In the morning the 3rd of June the vessel "Washington" weighed anchor in the Larvik-bay, passed with fresh northern wind through the harbour of Fredriksværn, saluted the fortress with 4 shots and the steamer "Prinds Carl" with three times hurrah, salutations which were returned from both parts, and then sailed on with all well onboard. In the evening there was no wind, and due to the rolling of the ship, the seasickness spread among the passengers. The next morning Washington rolled a lot; the wind was from the north and it was very calm with beautiful weather. The wives of Halvor Jørusdal and Lars Folseland were those who suffered the most from the seasickness, and they complained about "Svimmel i Skællen" (dizziness in the head). Towards the evening the wind started blowing, the rolling abated, and the last glimpse of the country could be seen.
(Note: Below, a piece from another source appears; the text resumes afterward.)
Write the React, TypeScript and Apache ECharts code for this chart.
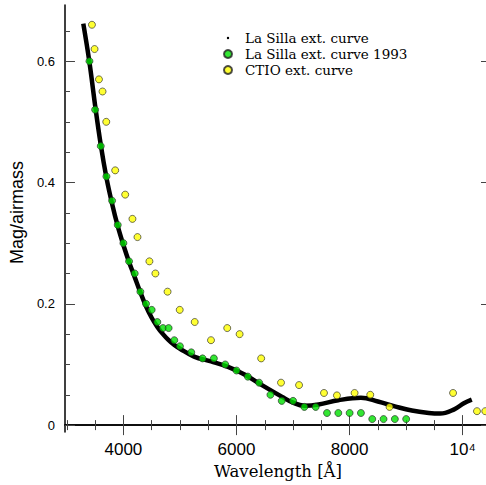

The captain wished to know if the departing from their mother land made a strong impression upon the emigrants, as they probably would never be able to see it again; but they were all glad and excited and only asked whether it was Lindesnes they saw, and broke out in laughter with the words "Happy voyage to us all".
It was 8 o'clock next morning before anyone got up on deck, but as soon as the first came, the rest followed as ants from an anthill. There was no wind and the ship glided forward as in a lake; the seasickness seemed to have completely vanished. It was a Sunday, and they all started to wash and dress up in their finest clothes, and therefore with great devoutness took part in the prayer, during which some of "Mynster's reflections on God's power and omnipresence" were read, and before and after a Psalm was sung under accompaniment of a flute and a violin. In the evening there was a lot of merriness onboard: music and dancing in abundance, 4 of the crew and 4 of the passengers played violin and one of the crew played flute. The merriness, said the captain, took place with much propriety and order, and he admired the Telemark-farmers for their politeness and considerance.
On the 6th, 7th and 8th of June, the weather was still nice, and the women spent their time knitting and sewing, and the elderly with reading and singing psalms, but the men mostly stood with their hands in their pockets staring out across the sea. Some dolphins turned up and followed the ship for a while, and the passengers thought this had to be sea-horses, as they thought they saw them galloping. On the 9th they had advanced into the Channel and the captain hoped that with the present weather, they would the next morning be in the Atlantic. All the passengers were well and all well onboard.